Blender Animation Study: CardCaptor Sakurs Fanimation

I checked through the other threads, and this seemed the most appropriate place to put this, but if it needs to be moved, please let me know.

I stumbled across this animation on Tumblr, and was pretty blown away.

https://www.youtube.com/watch?v=PiR7KYIQv9U (YouTube link).

It’s the opening sequence of Cardcaptor Sakura, but done in Blender. What I loved about it is at the end, they show you how the scene plays out just with the meshes, then with textures, then the completed Blender project alongside the original traditional animation.

I searched the forums and didn’t see anyone do sort of a case study on it yet, and since I’m a total noob, I thought it was be a good practice to try to break down the animation, and open it up for anyone else to contribute.

I guess the first thing that stood out the most to me is the character mesh.
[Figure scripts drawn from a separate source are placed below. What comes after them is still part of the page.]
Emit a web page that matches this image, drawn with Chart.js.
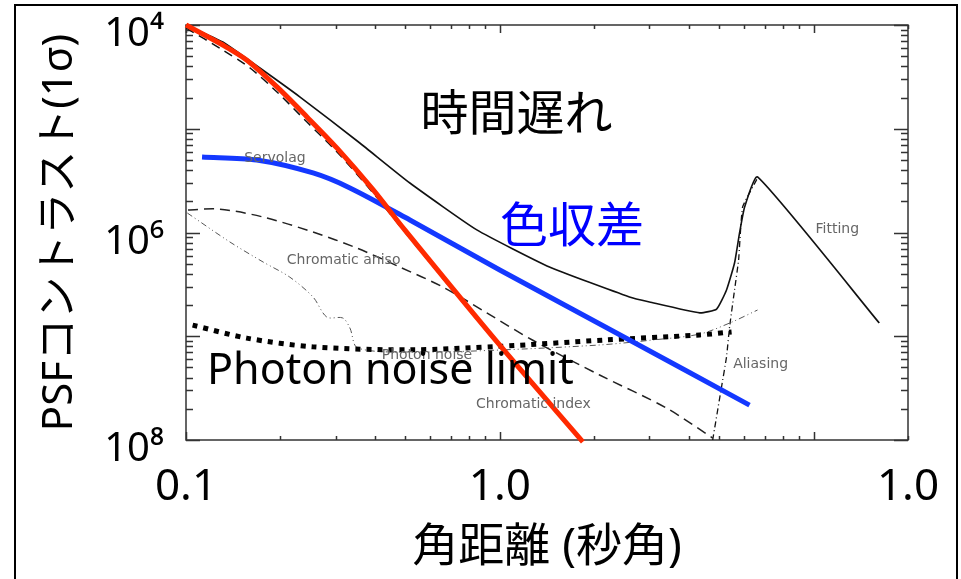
<!DOCTYPE html>
<html lang="ja">
<head>
<meta charset="UTF-8">
<title>PSFコントラスト vs 角距離</title>
<script src="https://cdn.jsdelivr.net/npm/chart.js"></script>
<style>
  html, body { margin: 0; padding: 0; background: #fff; }
  #wrap { width: 961px; height: 579px; position: relative; }
</style>
</head>
<body>
<div id="wrap"><canvas id="psf"></canvas></div>
<script>
// ---- tick labels (as printed on the slide) ----
const xTickValues = [0.1, 1, 20];
const xTickLabels = ['0.1', '1.0', '1.0'];
const yTickValues = [1e-4, 1e-6, 1e-8];
const yTickLabels = ['10⁴', '10⁶', '10⁸'];

// ---- curves, x = separation (arcsec), y = contrast ----
// total (thin solid, includes fitting branch)
const totalX = [0.1, 0.131, 0.172, 0.231, 0.358, 0.517, 0.845, 1.44, 2.59, 3.0, 4.34, 4.91, 5.28, 5.60, 5.81, 6.03, 6.63, 16.2];
const totalY = [1e-4, 6.86e-5, 3.85e-5, 2.02e-5, 7.29e-6, 3.0e-6, 1.06e-6, 4.65e-7, 2.39e-7, 2.14e-7, 1.68e-7, 1.83e-7, 2.79e-7, 5.08e-7, 9.9e-7, 1.76e-6, 3.43e-6, 1.34e-7];
// servolag (dashed)
const servoX = [0.1, 0.131, 0.160, 0.195, 0.243, 0.303, 0.394, 0.498, 1.0, 1.80];
const servoY = [9.36e-5, 5.74e-5, 3.85e-5, 2.26e-5, 1.16e-5, 5.97e-6, 2.42e-6, 1.01e-6, 7.9e-8, 1e-8];
// chromatic anisoplanatism (dashed)
const anisoX = [0.1015, 0.128, 0.176, 0.254, 0.350, 0.480, 0.659, 0.909, 1.27, 2.08, 3.40, 4.77];
const anisoY = [1.65e-6, 1.68e-6, 1.41e-6, 1.01e-6, 7.09e-7, 4.65e-7, 2.98e-7, 1.68e-7, 9.2e-8, 4.23e-8, 2.03e-8, 1.045e-8];
// photon noise (thin dash-dot-dot)
const photonX = [0.101, 0.138, 0.176, 0.214, 0.254, 0.281, 0.316, 0.333, 0.353, 0.556, 1.0, 2.08, 3.07, 4.34, 5.40, 6.63];
const photonY = [1.54e-6, 8.1e-7, 5.2e-7, 3.72e-7, 2.39e-7, 1.53e-7, 1.5e-7, 1.2e-7, 7.7e-8, 7.05e-8, 7.37e-8, 8.24e-8, 9.2e-8, 1.05e-7, 1.34e-7, 1.79e-7];
// aliasing (dash-dot)
const aliasX = [4.77, 5.09, 5.28, 5.40, 5.60, 5.77, 5.94, 6.63];
const aliasY = [1e-8, 3.24e-8, 6.31e-8, 1.23e-7, 2.79e-7, 5.43e-7, 1.76e-6, 3.35e-6];
// overlays: time lag (red), chromatic (blue), photon noise limit (thick dots)
const lagX = [0.1, 0.131, 0.156, 0.195, 0.243, 0.303, 0.394, 0.498, 1.0, 1.84];
const lagY = [1e-4, 6.41e-5, 4.6e-5, 2.53e-5, 1.3e-5, 6.5e-6, 2.6e-6, 1.06e-6, 8.2e-8, 9.6e-9];
const chromX = [0.1125, 0.168, 0.254, 0.333, 0.517, 1.0, 2.59, 6.25];
const chromY = [5.34e-6, 5.0e-6, 3.75e-6, 2.69e-6, 1.32e-6, 4.35e-7, 9.2e-8, 2.17e-8];
const limitX = [0.105, 0.156, 0.254, 0.517, 1.0, 2.16, 4.34, 5.48];
const limitY = [1.28e-7, 9.6e-8, 7.9e-8, 7.4e-8, 8.0e-8, 9.2e-8, 1.03e-7, 1.10e-7];

// ---- text placed in data coordinates ----
const curveNotes = ['Servolag', 'Chromatic aniso', 'Photon noise', 'Chromatic index', 'Fitting', 'Aliasing'];
const curveNoteX = [0.192, 0.318, 0.586, 1.28, 11.9, 6.78];
const curveNoteY = [5.2e-6, 5.4e-7, 6.5e-8, 2.2e-8, 1.08e-6, 5.4e-8];
const bigNotes = [
  { text: '時間遅れ', x: 1.13, y: 1.33e-5, color: '#000', align: 'center' },
  { text: '色収差', x: 1.70, y: 1.1e-6, color: '#0000ff', align: 'center' },
  { text: 'Photon noise limit', x: 0.1167, y: 4.5e-8, color: '#000', align: 'left' }
];

const FONT = "'Noto Sans', 'Noto Sans CJK JP', sans-serif";
const zip = (xs, ys) => xs.map((x, i) => ({ x, y: ys[i] }));

function series(label, xs, ys, color, width, dash, order, extra) {
  return Object.assign({
    label, data: zip(xs, ys),
    borderColor: color, borderWidth: width, borderDash: dash,
    pointRadius: 0, fill: false, tension: 0.3, order
  }, extra || {});
}

// slide border, plot box and inward minor/major ticks
const framePlugin = {
  id: 'frame',
  beforeDatasetsDraw(chart) {
    const { ctx, chartArea: a, scales: { x, y } } = chart;
    ctx.save();
    ctx.strokeStyle = '#000';
    ctx.lineWidth = 2;
    ctx.strokeRect(15, 5, 942, 600);
    ctx.strokeStyle = '#333';
    ctx.lineWidth = 1.5;
    ctx.strokeRect(a.left, a.top, a.width, a.height);
    ctx.beginPath();
    for (let e = -1; e <= 1; e++) {
      for (let k = 1; k < 10; k++) {
        const v = k * Math.pow(10, e);
        if (v < x.min * 0.999 || v > x.max * 1.001) continue;
        const p = Math.round(x.getPixelForValue(v)) + 0.5;
        const len = k === 1 ? 8 : 4;
        ctx.moveTo(p, a.top); ctx.lineTo(p, a.top + len);
        ctx.moveTo(p, a.bottom); ctx.lineTo(p, a.bottom - len);
      }
    }
    for (let e = -8; e <= -4; e++) {
      for (let k = 1; k < 10; k++) {
        const v = k * Math.pow(10, e);
        if (v < y.min * 0.999 || v > y.max * 1.001) continue;
        const p = Math.round(y.getPixelForValue(v)) + 0.5;
        const len = k === 1 ? 14 : 7;
        ctx.moveTo(a.left, p); ctx.lineTo(a.left + len, p);
        ctx.moveTo(a.right, p); ctx.lineTo(a.right - len, p);
      }
    }
    ctx.stroke();
    ctx.restore();
  },
  afterDatasetsDraw(chart) {
    const { ctx, scales: { x, y } } = chart;
    ctx.save();
    ctx.textBaseline = 'middle';
    ctx.textAlign = 'center';
    ctx.fillStyle = '#666';
    ctx.font = "14px 'DejaVu Sans', sans-serif";
    curveNotes.forEach((t, i) => {
      ctx.fillText(t, x.getPixelForValue(curveNoteX[i]), y.getPixelForValue(curveNoteY[i]));
    });
    bigNotes.forEach(n => {
      ctx.fillStyle = n.color;
      ctx.textAlign = n.align;
      ctx.font = (n.align === 'left' ? '43px ' : '48px ') + FONT;
      ctx.fillText(n.text, x.getPixelForValue(n.x), y.getPixelForValue(n.y));
    });
    ctx.restore();
  }
};

new Chart(document.getElementById('psf'), {
  type: 'line',
  data: {
    datasets: [
      series('時間遅れ', lagX, lagY, '#ff2a00', 5, [], 0, { clip: false }),
      series('色収差', chromX, chromY, '#1438ff', 5, [], 1),
      series('Photon noise limit', limitX, limitY, '#000', 5, [5, 6], 2),
      series('Total', totalX, totalY, '#111', 1.6, [], 3, { tension: 0.15 }),
      series('Servolag', servoX, servoY, '#111', 1.5, [9, 6], 4),
      series('Chromatic aniso', anisoX, anisoY, '#222', 1.5, [10, 6], 5),
      series('Photon noise', photonX, photonY, '#555', 1, [6, 3, 1, 3, 1, 3], 6),
      series('Aliasing', aliasX, aliasY, '#111', 1.3, [6, 3, 1, 3], 7, { tension: 0.1 })
    ]
  },
  options: {
    responsive: true,
    maintainAspectRatio: false,
    animation: false,
    layout: { padding: { left: 20, top: 25, right: 53, bottom: 0 } },
    plugins: { legend: { display: false }, tooltip: { enabled: false } },
    scales: {
      x: {
        type: 'logarithmic', min: 0.1, max: 20,
        grid: { display: false, drawTicks: false },
        border: { display: false },
        afterBuildTicks: s => { s.ticks = xTickValues.map(v => ({ value: v })); },
        afterFit: s => { s.height = 139; s.paddingLeft = 0; s.paddingRight = 0; },
        ticks: {
          padding: 25, color: '#000', maxRotation: 0, autoSkip: false,
          font: { family: FONT, size: 44, lineHeight: 1 },
          callback: (v, i) => xTickLabels[i]
        },
        title: {
          display: true, text: '角距離 (秒角)', color: '#000',
          font: { family: FONT, size: 46, lineHeight: 1.2 },
          padding: { top: 0, bottom: 4 }
        }
      },
      y: {
        type: 'logarithmic', min: 1e-8, max: 1e-4,
        grid: { display: false, drawTicks: false },
        border: { display: false },
        afterBuildTicks: s => { s.ticks = yTickValues.map(v => ({ value: v })); },
        afterFit: s => { s.width = 166; s.paddingTop = 0; s.paddingBottom = 0; },
        ticks: {
          padding: 22, color: '#000', labelOffset: 10, autoSkip: false,
          font: { family: FONT, size: 40, lineHeight: 1 },
          callback: (v, i) => yTickLabels[i]
        },
        title: {
          display: true, text: 'PSFコントラスト(1σ)', color: '#000',
          font: { family: FONT, size: 42, lineHeight: 1.2 },
          padding: { top: 15, bottom: 0 }
        }
      }
    }
  },
  plugins: [framePlugin]
});
</script>
</body>
</html>
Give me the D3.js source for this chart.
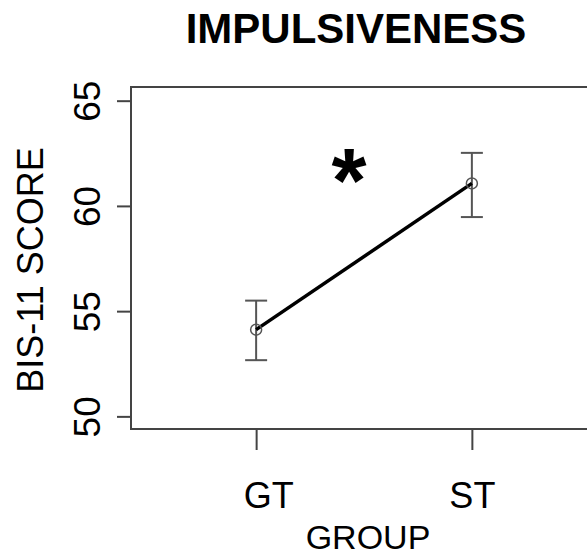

With the head, you can see everything is modeled–even the shape of the eyes/iris/pupil are all modeled. They didn’t use tris, but it looks like they still did textures.

I might make this an ongoing thread, but that’s what I’ll start with. Again, if anyone else wants to jump in, please feel free!

Thanks!

Very impressive work! I remember watching a BTS of Guilty Gear Xrd where the devs said they wrote custom realtime shaders in Softimage that gave them explicit control of face (or was it vertex) normals. It was the only way for them to get the control over the cel shading they needed to make their 3d models look as good as hand painted cels, and damn it worked.

I wonder if these guys (guy? girl?) used similar methods. Do you get really explicit control over your cel shading in freestyle? I’ll have to dig into it one of these days…

OK, first up - that’s <bleep>ing amazing! Super impressed and I wish I understood Japanese so I could read the blog of his/hers (no idea). Some interesting looking videos & images but I cannot understand a word written about them :frowning:

In regards to the Guilty Gear XRD technique (detailed in this video), it was vertex normals which could not be done in Blender at the time of the OP’s fanimation (it was done a year ago) and even now, as far as my understanding is concerned, you cannot tweak individual vertex normals in the way required using Blender.

what about using vertex color as a placeholder to generate the normals?

like model A (‘paint rig’) model B(‘View rig’)

A’s vertex paint data is used as vertex normal data on rig B?

and can you use a movie as vertex colors?

That was seriously impressive to watch.